3.59 msummary Calculate Statistics for 1 Variable

Calculate the type of statistics specified at c= parameter for fields specified at f= parameter.

Format

msummary c= f= [a=] [k=] [i=] [o=] [-nfn] [-nfno] [-x] [-q] [precision=] [--help] [--version]

Parameters

k=

Compute statistics based on the key field(s) specified (multiple fields can be specified).

f=

Field lists for computation of statistical summary (multiple fields can be specified).

 

When -x,-nfn option is specified, specify the field number (0 ).

c=

Statistics (multiple fields can be specified)

 

Specify list of statistics delimited by comma.

 

Statistics list:

 

sum/mean/count/ucount/devsq/var/uvar/sd/usd/cv/min/qtile1/median/qtile3/max/

 

range/qrange/mode/skew/uskew/kurt/ukurt

-a

New column name.

 

Results from calculation on column(s) specified at f= parameter (default is fld).

List of Statistics

The list of statistics specified at c= parameter is shown in Table 3.33.
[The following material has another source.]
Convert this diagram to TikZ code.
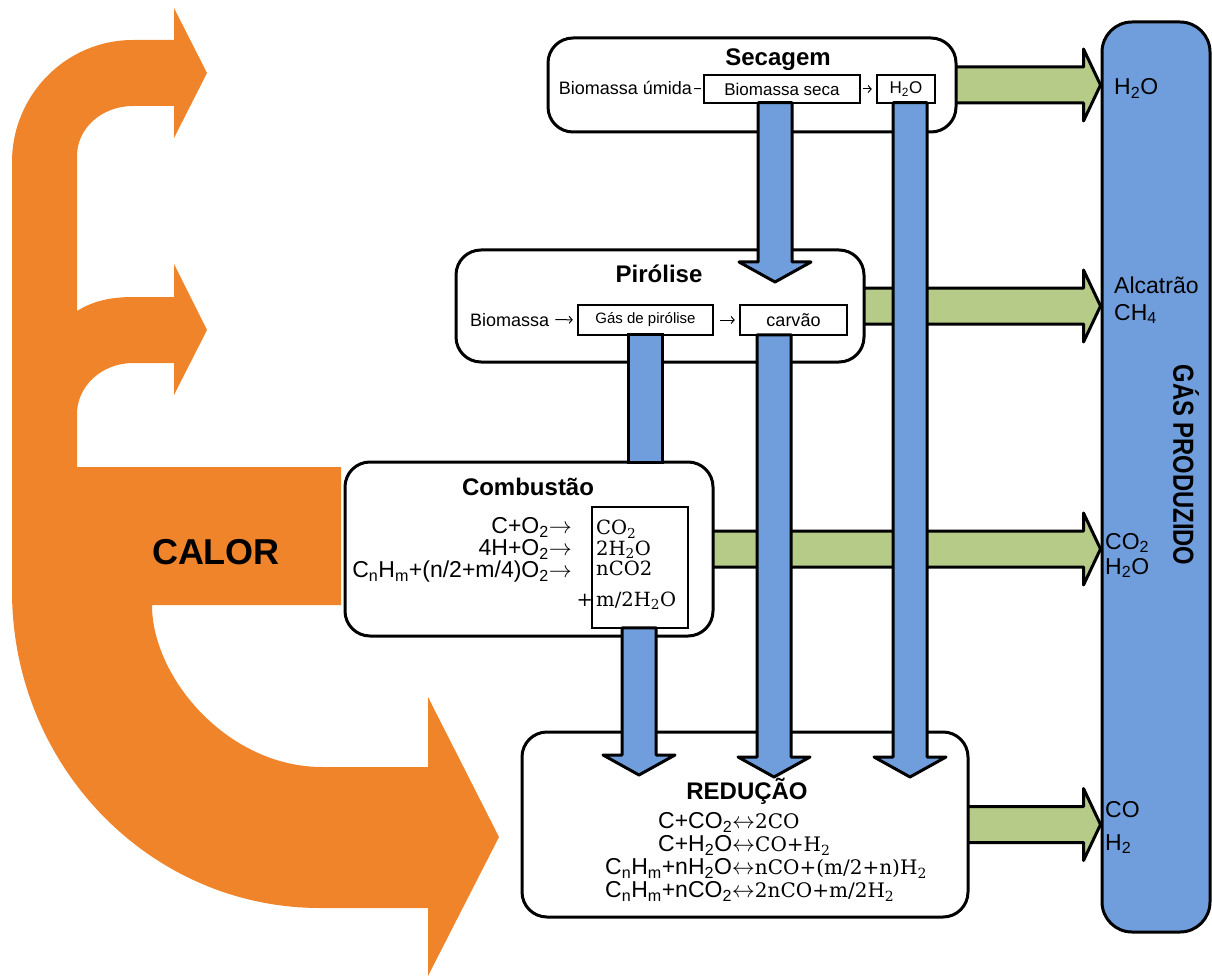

Table 3.33: List of Statistics

Value of c=

Description

Equation

Remarks

count

Count (Except NULL value)

$n$: Number of non-NULL records

It can not be applied to character string field.

ucount

Unique count

$un$: Number of duplicate values removed

It can not be applied to character string field.

sum

Total

$sum=\sum _{i=1}^ n x_ i$

 

mean

Arithmetic mean

$m=\frac{1}{n}\sum _{i=1}^ n x_ i$

 

devsq

Sum of squared deviation

$S=\sum _{i=1}^ n(x_ i-m)^2$

 

var

Variance

$s^2=\frac{1}{n}S$

 

uvar

Variance (unbiased estimate)

$u^2=\frac{1}{n-1}S$

 

sd

Standard deviation

$s=\sqrt {s^2}$

 

usd

Standard deviation (sort of unbiased variance)

$u=\sqrt {u^2}$

commonly used standard deviation

cv

Coefficient of variation

$cv=s/m100\% $

 

mode

Mode

$mode$: Most frequent value

Print the value of the smaller value

     

if the frequency is same.

min

Minimum value

$min=\min _ i x_ i$

 

max

Maximum value

$max=\max _ i x_ i$

 

range

Range

$r=max-min$

 

median

Median

$Q2=Second quartile when sorted in ascending order$

 

qtile1

First quartile

$Q1=First quartile when sorted in ascending order$

 

qtile3

Third quartile

$Q3=Third quartile when sorted in ascending order$

 

qrange

Interquartile range

$rq=Q3-Q1$

 

skew

Skewness

$\frac{\frac{1}{n}\sum _{i=1}^ n (x_ i-m)^3}{s^3}$

 

uskew

Skewness (unbiased estimate)

omitted

 

kurt

Kurtosis

$\frac{\frac{1}{n}\sum _{i=1}^ n (x_ i-m)^4}{s^4}-3.0$

 

ukurt

Kurtosis (unbiased estimate)

omitted

 

Examples

Example 1: Basic Example

Find out the median and average "quantity" and "amount" by each customer. Save the output in a new column named "type".

$ more dat1.csv
customer,quantity,amount
A,1,10
A,2,20
B,1,15
B,3,10
B,1,20
$ msummary k=customer f=quantity,amount c=median:medianval,mean:meanval a=type i=dat1.csv o=rsl1.csv
#END# kgsummary a=type c=median:medianval,mean:meanval f=quantity,amount i=dat1.csv k=customer o=rsl1.csv
$ more rsl1.csv
customer%0,type,medianval,meanval
A,quantity,1.5,1.5
A,amount,15,15
B,quantity,1,1.666666667
B,amount,15,15

Related Commands

mstats : Compute one type of statistics.